A survey went out to parents last week. It’s also available on the school district’s website. The deadline to fill it out is Nov. 16.
School boards are responsible for creating a school calendar each year. It’s a decision that directly impacts families who have children in school, dictating how they plan for vacations and figure out daycare for days school isn’t in session.
It’s crucial for parents to take the time to fill out the survey, said Eva Craner, spokeswoman for the Twin Falls School District. “If they have strong feelings but don’t voice them, the committee doesn’t know.”
A 27-member calendar committee — which includes parents, as well as a teacher or administrator from every school — began meeting in late October. The group is looking at this year’s calendar and evaluating whether any changes are needed for next school year — 2019-20 — based on feedback it receives from parents and school employees.
Typically, the committee makes a recommendation to the school board in January. The timing of that recommendation, though, depends on how many changes are needed.
In this year’s parent survey, questions cover topics such as school start and end dates, the length of Christmas break, and whether to have school on Veterans Day and Martin Luther King Jr. Day.

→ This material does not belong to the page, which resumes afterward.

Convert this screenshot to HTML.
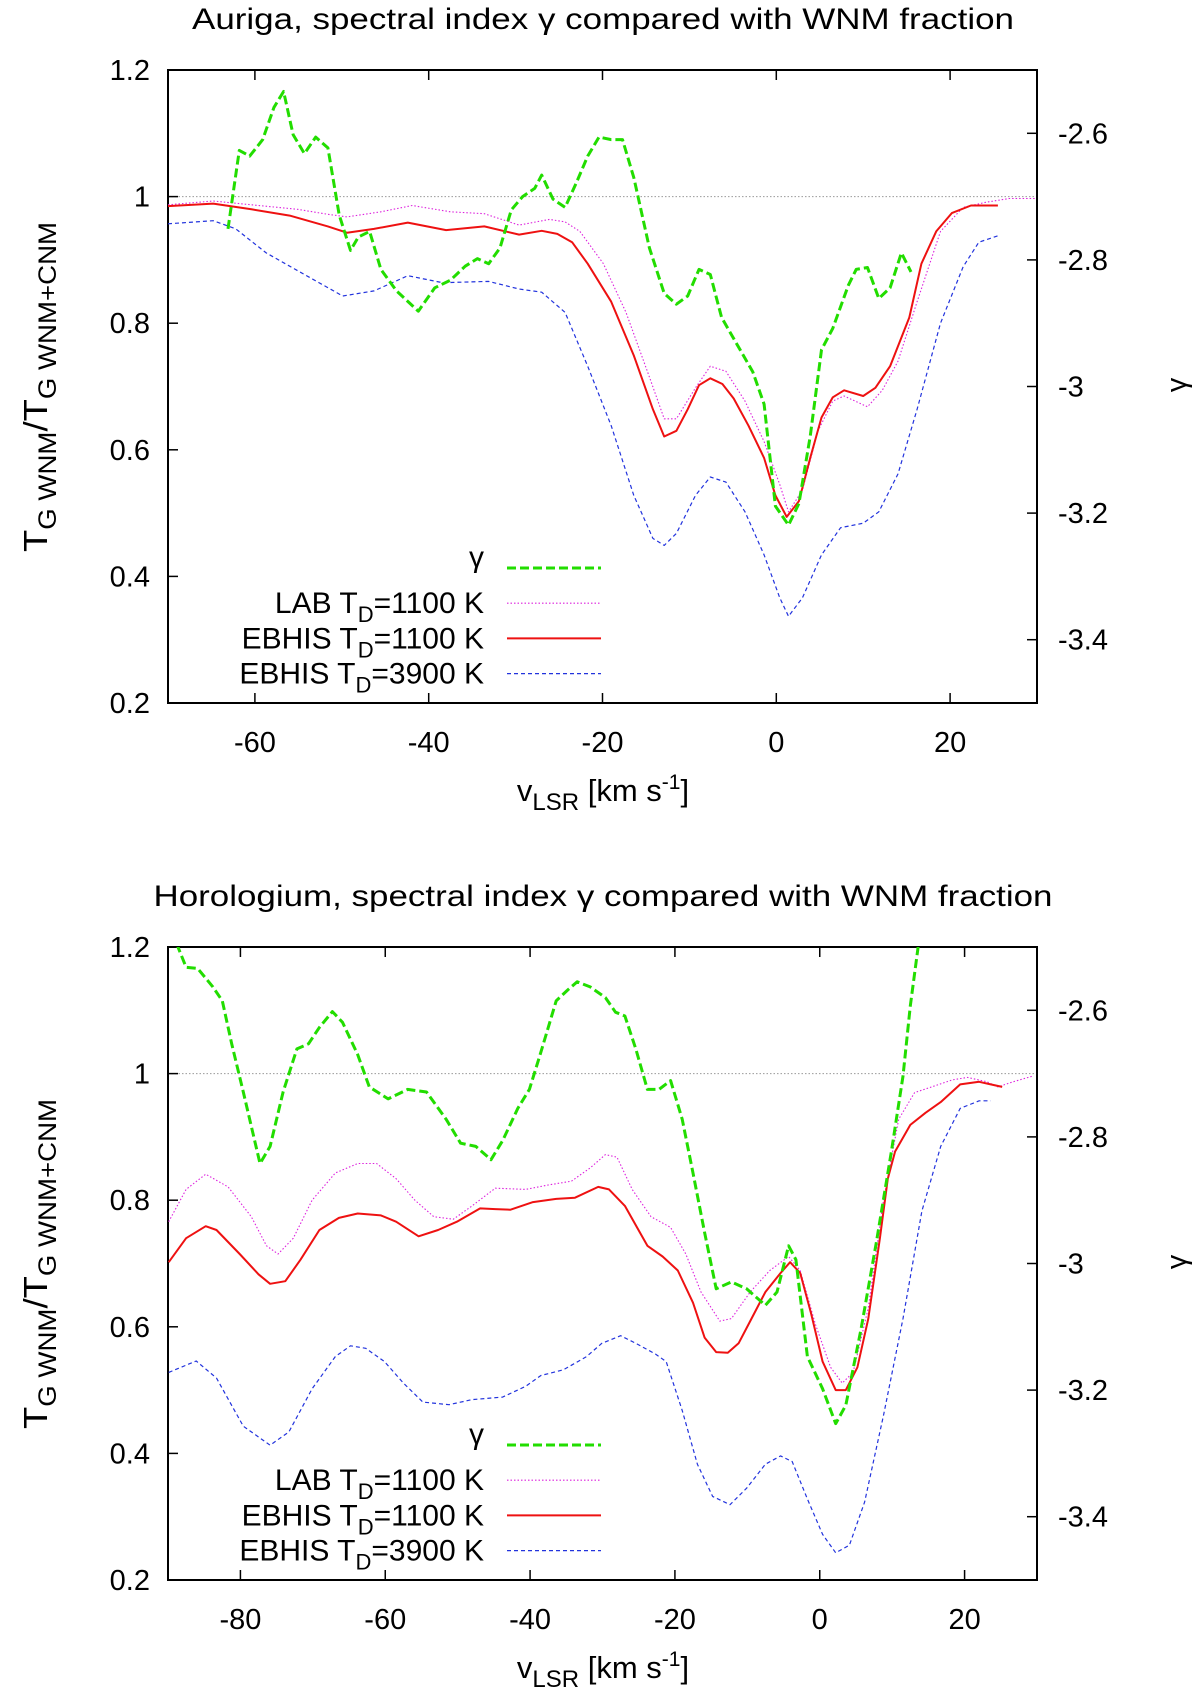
<!DOCTYPE html>
<html><head><meta charset="utf-8"><style>
html,body{margin:0;padding:0;background:#fff}
svg{display:block}
text{font-family:"Liberation Sans",sans-serif;fill:#000}
</style></head><body>
<svg id="chart" width="1200" height="1690" viewBox="0 0 1200 1690" xmlns="http://www.w3.org/2000/svg"></svg>
<script>
// ---- Auriga data ----
const aurGammaX=[-63.1,-61.8,-60.6,-59.1,-57.8,-56.7,-55.6,-54.3,-53.0,-51.6,-50.3,-49.0,-48.1,-46.8,-45.5,-43.7,-41.2,-39.3,-37.5,-35.8,-34.4,-33.1,-31.8,-30.5,-29.2,-27.8,-27.0,-25.7,-24.3,-23.0,-21.7,-20.4,-19.0,-17.7,-16.4,-14.6,-12.9,-11.5,-10.2,-8.9,-7.6,-6.3,-4.5,-2.7,-1.4,-0.1,1.4,2.6,3.9,5.2,6.5,8.3,9.2,10.5,11.8,13.1,14.4,15.5];
const aurGammaY=[-2.751,-2.627,-2.636,-2.610,-2.559,-2.534,-2.602,-2.632,-2.606,-2.623,-2.729,-2.785,-2.764,-2.755,-2.815,-2.849,-2.881,-2.844,-2.832,-2.810,-2.798,-2.806,-2.781,-2.721,-2.700,-2.687,-2.666,-2.704,-2.717,-2.678,-2.636,-2.606,-2.610,-2.610,-2.670,-2.781,-2.853,-2.870,-2.857,-2.815,-2.823,-2.891,-2.934,-2.977,-3.028,-3.189,-3.219,-3.185,-3.079,-2.942,-2.908,-2.840,-2.815,-2.812,-2.861,-2.844,-2.789,-2.819];
const aurRedX=[-70,-64.8,-60.4,-56,-51.6,-49.4,-46.3,-42.4,-38,-33.6,-29.6,-27,-25.2,-23.5,-21.7,-19.0,-16.4,-14.2,-12.9,-11.5,-10.2,-8.9,-7.6,-6.2,-4.9,-3.2,-1.4,-0.1,1.2,2.6,3.9,5.2,6.5,7.8,10.0,11.4,13.1,15.3,16.7,18.4,20.2,22.4,25.5];
const aurRedY=[0.985,0.989,0.980,0.970,0.953,0.943,0.949,0.959,0.947,0.953,0.940,0.946,0.941,0.928,0.894,0.834,0.749,0.664,0.621,0.630,0.664,0.702,0.713,0.704,0.681,0.638,0.587,0.528,0.494,0.519,0.587,0.651,0.683,0.694,0.685,0.698,0.732,0.809,0.894,0.945,0.974,0.986,0.986];
const aurLabX=[-70,-64.8,-60.4,-55.1,-51.6,-49.4,-45.5,-41.9,-37.5,-33.6,-29.6,-26.1,-24.3,-22.6,-19.9,-17.3,-14.6,-12.9,-11.5,-9.3,-7.6,-5.8,-3.6,-1.4,0.4,1.4,3.0,4.8,6.5,7.8,10.5,12.2,14.0,16.2,18.9,21.5,24.1,26.8,29.9];
const aurLabY=[0.987,0.993,0.987,0.980,0.972,0.968,0.976,0.986,0.976,0.973,0.955,0.964,0.960,0.945,0.894,0.817,0.715,0.649,0.649,0.698,0.732,0.724,0.677,0.613,0.545,0.502,0.536,0.630,0.677,0.685,0.668,0.694,0.740,0.834,0.945,0.983,0.991,0.997,0.997];
const aurBlueX=[-70,-64.8,-62.2,-58.7,-54.3,-49.9,-46.3,-42.4,-38.4,-33.1,-29.6,-27.0,-24.3,-21.7,-19.0,-16.4,-14.2,-12.9,-11.5,-9.3,-7.6,-5.8,-3.6,-1.4,0.4,1.4,3.0,5.2,7.4,10.0,11.8,14.0,16.2,18.9,21.5,23.3,25.5];
const aurBlueY=[0.957,0.962,0.949,0.911,0.877,0.843,0.851,0.875,0.864,0.866,0.854,0.849,0.817,0.732,0.638,0.528,0.460,0.449,0.468,0.528,0.557,0.549,0.502,0.434,0.366,0.337,0.366,0.434,0.477,0.484,0.502,0.562,0.664,0.800,0.889,0.928,0.938];
// ---- Horologium data ----
const horGammaX=[-88.8,-87.5,-85.9,-83.8,-82.5,-81.2,-79.6,-77.3,-75.9,-74.1,-72.2,-70.6,-69.1,-67.3,-65.9,-63.8,-62.2,-59.6,-56.9,-54.3,-51.6,-49.6,-47.5,-45.4,-43.8,-41.7,-40.1,-38.5,-36.4,-34.8,-33.5,-31.7,-29.6,-28.2,-26.9,-25.4,-23.8,-22.2,-20.6,-19.0,-17.5,-15.9,-14.3,-12.2,-10.1,-7.5,-5.9,-4.3,-3.3,-1.7,0.4,2.2,3.6,5.7,7.8,9.9,11.5,12.5,13.6];
const horGammaY=[-2.495,-2.532,-2.534,-2.563,-2.585,-2.653,-2.729,-2.842,-2.815,-2.729,-2.661,-2.653,-2.627,-2.602,-2.619,-2.670,-2.721,-2.740,-2.725,-2.729,-2.772,-2.810,-2.815,-2.836,-2.806,-2.755,-2.725,-2.666,-2.585,-2.568,-2.555,-2.563,-2.580,-2.603,-2.609,-2.661,-2.725,-2.725,-2.711,-2.772,-2.857,-2.951,-3.040,-3.029,-3.040,-3.066,-3.045,-2.972,-2.994,-3.147,-3.198,-3.253,-3.224,-3.104,-2.968,-2.823,-2.704,-2.593,-2.499];
const horRedX=[-89.9,-87.5,-84.8,-83.3,-80.1,-77.5,-75.9,-73.8,-71.7,-69.1,-66.4,-63.8,-60.6,-58.5,-55.4,-52.7,-50.1,-46.9,-44.8,-42.7,-39.6,-36.4,-33.8,-30.6,-29.1,-26.9,-23.8,-21.7,-19.6,-17.5,-15.9,-14.3,-12.7,-11.2,-9.6,-7.5,-5.4,-4.1,-2.7,-1.2,0.4,2.2,3.6,5.2,6.7,8.3,9.4,10.4,12.5,14.6,16.7,19.4,22.0,23.6,25.2];
const horRedY=[0.702,0.740,0.759,0.753,0.715,0.683,0.668,0.672,0.706,0.753,0.772,0.779,0.776,0.766,0.743,0.753,0.766,0.787,0.786,0.785,0.797,0.802,0.804,0.821,0.817,0.791,0.728,0.711,0.689,0.638,0.583,0.560,0.559,0.574,0.609,0.655,0.685,0.702,0.685,0.621,0.545,0.500,0.500,0.536,0.613,0.740,0.834,0.877,0.919,0.938,0.955,0.983,0.987,0.983,0.979];
const horLabX=[-89.9,-87.5,-84.8,-81.7,-78.5,-76.4,-74.8,-72.7,-70.1,-66.9,-63.8,-61.2,-58.5,-55.9,-53.3,-50.6,-48.0,-44.8,-40.6,-37.5,-34.3,-31.7,-29.6,-28.0,-25.9,-23.3,-20.6,-18.5,-16.4,-13.8,-12.2,-9.6,-6.9,-4.3,-2.7,-0.6,1.5,3.1,4.6,6.7,8.8,10.9,13.1,15.7,18.3,20.4,23.1,24.6,26.7,29.4];
const horLabY=[0.766,0.817,0.841,0.821,0.774,0.728,0.715,0.740,0.800,0.843,0.858,0.858,0.834,0.800,0.774,0.770,0.791,0.819,0.817,0.824,0.830,0.851,0.872,0.868,0.817,0.774,0.757,0.715,0.655,0.609,0.613,0.655,0.689,0.711,0.689,0.604,0.536,0.511,0.528,0.630,0.800,0.928,0.970,0.980,0.990,0.994,0.987,0.979,0.987,0.996];
const horBlueX=[-89.9,-86.1,-83.3,-79.6,-75.9,-73.3,-70.1,-66.9,-64.8,-62.7,-60.1,-57.5,-54.8,-51.2,-48.0,-43.8,-40.6,-38.5,-35.4,-32.2,-30.1,-27.5,-25.4,-22.7,-21.2,-19.0,-16.9,-14.8,-12.4,-10.1,-7.5,-5.4,-3.8,-1.7,0.4,2.2,4.1,6.2,8.8,11.5,14.1,16.7,19.4,22.0,23.6];
const horBlueY=[0.528,0.546,0.519,0.443,0.413,0.434,0.502,0.553,0.570,0.566,0.545,0.511,0.481,0.477,0.485,0.489,0.506,0.523,0.532,0.553,0.574,0.586,0.574,0.557,0.545,0.468,0.383,0.332,0.319,0.345,0.383,0.396,0.387,0.328,0.272,0.243,0.255,0.323,0.460,0.613,0.783,0.885,0.945,0.957,0.957];
const leftTicks=[0.2,0.4,0.6,0.8,1,1.2];
const rightTicks=[-2.6,-2.8,-3,-3.2,-3.4];
const aurXTicks=[-60,-40,-20,0,20];
const horXTicks=[-80,-60,-40,-20,0,20];

const NS="http://www.w3.org/2000/svg";
const svg=document.getElementById('chart');
function mk(tag,attrs,parent,txt){const e=document.createElementNS(NS,tag);for(const k in attrs)e.setAttribute(k,attrs[k]);if(txt!==undefined)e.textContent=txt;(parent||svg).appendChild(e);return e;}

function panel(p){
  const g=mk('g',{});
  
  
  const L=168,R=1037,T=p.top,B=p.top+633;
  const sx=v=>L+(v-p.xmin)/(p.xmax-p.xmin)*(R-L);
  const sy=v=>B-(v-0.2)/1.0*(B-T);
  const sg=v=>B-(v+3.5)/1.0*(B-T);
  const t=mk('text',{x:603,y:T-41,'font-size':30,'text-anchor':'middle',textLength:p.titleLen,lengthAdjust:'spacingAndGlyphs'},g);
  
  
  t.innerHTML=p.title;
  const ref=mk('line',{x1:L,x2:R,y1:sy(1),y2:sy(1),stroke:'#999','stroke-width':1,'stroke-dasharray':'1.5,2'},g);
  
  
  const ticks=mk('g',{stroke:'#000','stroke-width':1.5},g);
  
  
  leftTicks.forEach(v=>{
    mk('line',{x1:L,x2:L+10,y1:sy(v),y2:sy(v)},ticks);
    const tl=mk('text',{x:150,y:sy(v)+10,'font-size':29,'text-anchor':'end'},g,String(v));
    
    
  });
  rightTicks.forEach(v=>{
    mk('line',{x1:R-10,x2:R,y1:sg(v),y2:sg(v)},ticks);
    const tl=mk('text',{x:1058,y:sg(v)+10,'font-size':29},g,String(v));
    
    
  });
  p.xticks.forEach(v=>{
    mk('line',{x1:sx(v),x2:sx(v),y1:B,y2:B-10},ticks);
    mk('line',{x1:sx(v),x2:sx(v),y1:T,y2:T+10},ticks);
    const tl=mk('text',{x:sx(v),y:B+49,'font-size':29,'text-anchor':'middle'},g,String(v));
    
    
  });
  const frame=mk('rect',{x:L,y:T,width:R-L,height:B-T,fill:'none',stroke:'#000','stroke-width':2},g);
  
  
  const cp=mk('clipPath',{id:'clip-'+p.id},g);
  mk('rect',{x:L,y:T,width:R-L,height:B-T},cp);
  function series(xs,ys,fy,style,name){
    let d='';xs.forEach((x,i)=>{d+=(i?'L':'M')+sx(x).toFixed(1)+','+fy(ys[i]).toFixed(1);});
    const s=mk('path',Object.assign({d:d,fill:'none','clip-path':'url(#clip-'+p.id+')','stroke-linejoin':'round'},style),g);
    
    
  }
  const stB={stroke:'#2233dd','stroke-width':1.2,'stroke-dasharray':'4,3'};
  const stM={stroke:'#dd22dd','stroke-width':1.1,'stroke-dasharray':'1.5,2'};
  const stR={stroke:'#ee1111','stroke-width':2};
  const stG={stroke:'#22dd00','stroke-width':3,'stroke-dasharray':'9,4'};
  series(p.bx,p.by,sy,stB,'ebhis-3900k-line');
  series(p.mx,p.my,sy,stM,'lab-1100k-line');
  series(p.rx,p.ry,sy,stR,'ebhis-1100k-line');
  series(p.gx,p.gy,sg,stG,'gamma-line');
  const yt=mk('text',{transform:'translate(47,'+(T+317)+') rotate(-90)','font-size':33,'text-anchor':'middle',textLength:330,lengthAdjust:'spacingAndGlyphs'},g);
  
  
  yt.innerHTML='T<tspan font-size="25" dy="9">G WNM</tspan><tspan dy="-9">/T</tspan><tspan font-size="25" dy="9">G WNM+CNM</tspan>';
  const y2=mk('text',{transform:'translate(1186,'+(T+315)+') rotate(-90)','font-size':29,'text-anchor':'middle'},g,'γ');
  
  
  const xt=mk('text',{x:603,y:B+98,'font-size':31,'text-anchor':'middle'},g);
  
  
  xt.innerHTML='v<tspan font-size="24" dy="9">LSR</tspan><tspan dy="-9"> [km s</tspan><tspan font-size="21" dy="-12">-1</tspan><tspan dy="12">]</tspan>';
  const leg=mk('g',{},g);
  
  
  const ents=[['γ',stG,0],['LAB T<tspan font-size="22" dy="9">D</tspan><tspan dy="-9">=1100 K</tspan>',stM,1],['EBHIS T<tspan font-size="22" dy="9">D</tspan><tspan dy="-9">=1100 K</tspan>',stR,2],['EBHIS T<tspan font-size="22" dy="9">D</tspan><tspan dy="-9">=3900 K</tspan>',stB,3]];
  ents.forEach(e=>{
    const cy=T+498+e[2]*35.2;
    const le=mk('g',{},leg);
    
    
    const tx=mk('text',{x:484,y:cy+(e[2]?10:-1),'font-size':30,'text-anchor':'end'},le);
    tx.innerHTML=e[0];
    mk('line',Object.assign({x1:507,x2:601,y1:cy,y2:cy},e[1]),le);
  });
}
panel({id:'auriga',top:70,xmin:-70,xmax:30,xticks:aurXTicks,titleLen:822,
  title:'Auriga, spectral index γ compared with WNM fraction',
  gx:aurGammaX,gy:aurGammaY,rx:aurRedX,ry:aurRedY,mx:aurLabX,my:aurLabY,bx:aurBlueX,by:aurBlueY});
panel({id:'horologium',top:947,xmin:-90,xmax:30,xticks:horXTicks,titleLen:899,
  title:'Horologium, spectral index γ compared with WNM fraction',
  gx:horGammaX,gy:horGammaY,rx:horRedX,ry:horRedY,mx:horLabX,my:horLabY,bx:horBlueX,by:horBlueY});
</script>
</body></html>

“The start and end to the school year dictate everything else,” Craner said.
Pam Rahe, a kindergarten through fifth-grade special education teacher at Bickel Elementary School, is co-chairwoman for the calendar committee. Committee members look at survey results from parents and employees, and see where preferences align, Rahe said. The goal: “Overall, what is going to be best for the students?”
Melissa Ficklin is one of two parent representatives on the committee. Ficklin — who has four children, three of whom are in the Twin Falls school system — is also Parent Teacher Student Association president at Canyon Ridge High School.
It’s her third year on the committee. The group has already met twice this fall, she said. They decided to survey parents and teachers again this year. Both groups are asked for their opinions “because sometimes those are night and day,” Ficklin said.
When it comes to days off, some teachers say they need that break, she said, but parents have daycare issues to consider.
Last year, parents voiced concerns about too many partial school weeks in October and about wanting a later school start date, so those changes were reflected in this year’s calendar.
In terms of the survey, “I think it’s amazing that we go to this extreme to find out what people want,” Ficklin said, but it’s not always easy and some parents complain if their preference isn’t implemented.
In a school district with about 9,700 students and 1,000 employees, “there are a lot of different interests at play,” Craner said. “There’s a lot of compromise and give-and-take.”